3. Ziffer 5 der «Erklärung» verlangt von Medienschaffenden, jede veröffentlichte Meldung zu berichtigen, deren materieller Inhalt sich ganz oder teilweise als falsch erweist. Je schwerer ein Fehler wiegt, desto dringender ist die Pflicht zur Berichtigung. Der Presserat hat in seiner jüngeren Praxis wiederholt (vgl. z.B. die Stellungnahmen 10 und 26/2005, 5/2006) darauf hingewiesen, dass aber nicht jede formale oder inhaltliche Ungenauigkeit bereits eine Verletzung dieser berufsethischen Norm begründet. Vielmehr verlangt das Prinzip der Verhältnismässigkeit, dass eine Unkorrektheit, um gerügt zu werden, eine gewisse Relevanz aufweisen muss.

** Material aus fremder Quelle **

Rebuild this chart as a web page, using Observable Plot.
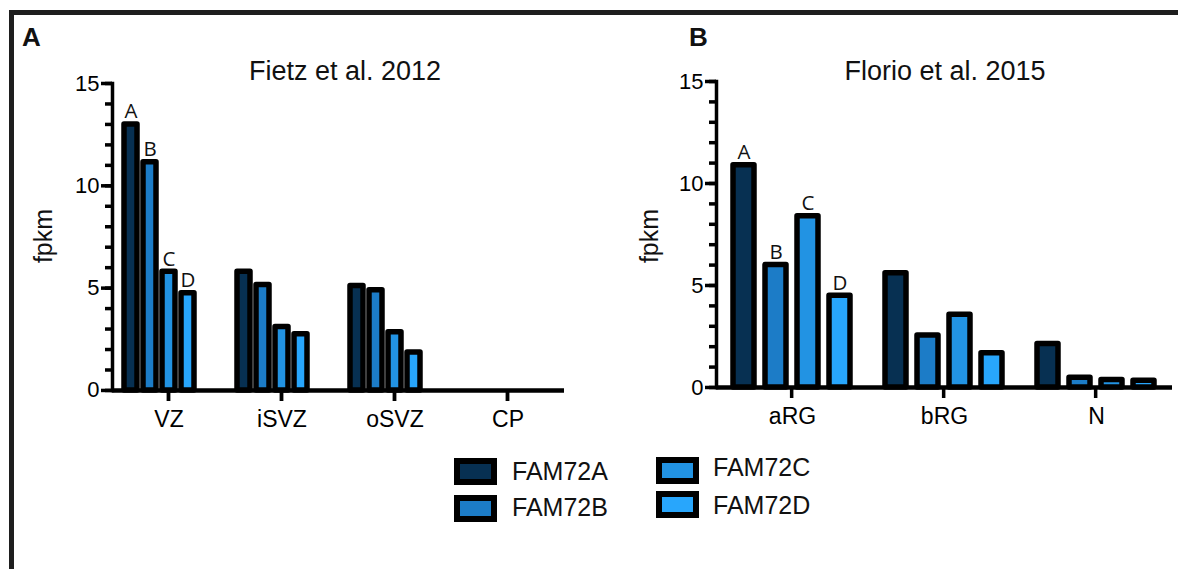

Auch wenn das «Grenchner Tagblatt» die Medienmitteilung der Beschwerdeführerin vom 26. Mai 2007 bereits am Schluss des Hauptartikels vom 27. Mai 2007 kurz wiedergab, wäre angemessen gewesen – obwohl sie dazu berufsethisch nicht verpflichtet war – den der Redaktion noch am Tag der Publikation der beanstandeten Berichte zustellten Leserbrief der Stadt Grenchen zu veröffentlichen. Hingegen wäre es nach Auffassung des Presserates unverhältnismässig, bei diesem nicht allzu schwer wiegenden Fehlers der Redaktion den Abdruck einer Berichtigung in diesem Fall als zwingend zu erklären.

4. Die Beschwerdeführerin rügt am Rande auch noch eine Verletzung der Ziffer 7 (sachlich nicht gerechtfertigte Anschuldigungen) der «Erklärung». Auf diese Beanstandung ist nicht einzutreten, weil die Stadt Grenchen dazu keinerlei Begründung vorbringt. Wie das «Grenchner Tagblatt» vorbringt, fehlt zudem offensichtlich ein Zusammenhang zwischen dem Beschwerdegegenstand und der Privatsphäre von Exponenten der Grenchner Stadtbehörden.

III. Feststellungen

1. Die Beschwerde wird teilweise gutgeheissen, soweit darauf einzutreten ist.

2. Das «Grenchner Tagblatt» hat mit der Veröffentlichung der Artikel «‹Geheim› war da gar nichts» und «Pressefreiheit statt Vertuschung» sowie dem Kommentar «Weiter den Finger drauf» am 27. Mai 2008 die Ziffer 1 der «Erklärung der Pflichten und Rechte der Journalistinnen und Journalisten» (Wahrheit) verletzt. Die Zeitung vermittelte der Leserschaft den durch die Fakten nicht belegten Eindruck, die Stadt Grenchen habe Strafanzeige gegen einen Journalisten eingereicht, der einzig über die Tatsache berichtet hatte, dass eine Strafanzeige wegen Amtsgeheimnisverletzung eingereicht worden war.

3. Darüber hinaus wird die Beschwerde abgewiesen.

4. Das «Grenchner Tagblatt» hat die Ziffern 3 (Anhörung bei schweren Vorwürfen), 5 (Berichtigung) und 7 (sachlich nicht gerechtfertigte Anschuldigungen) der «Erklärung» nicht verletzt.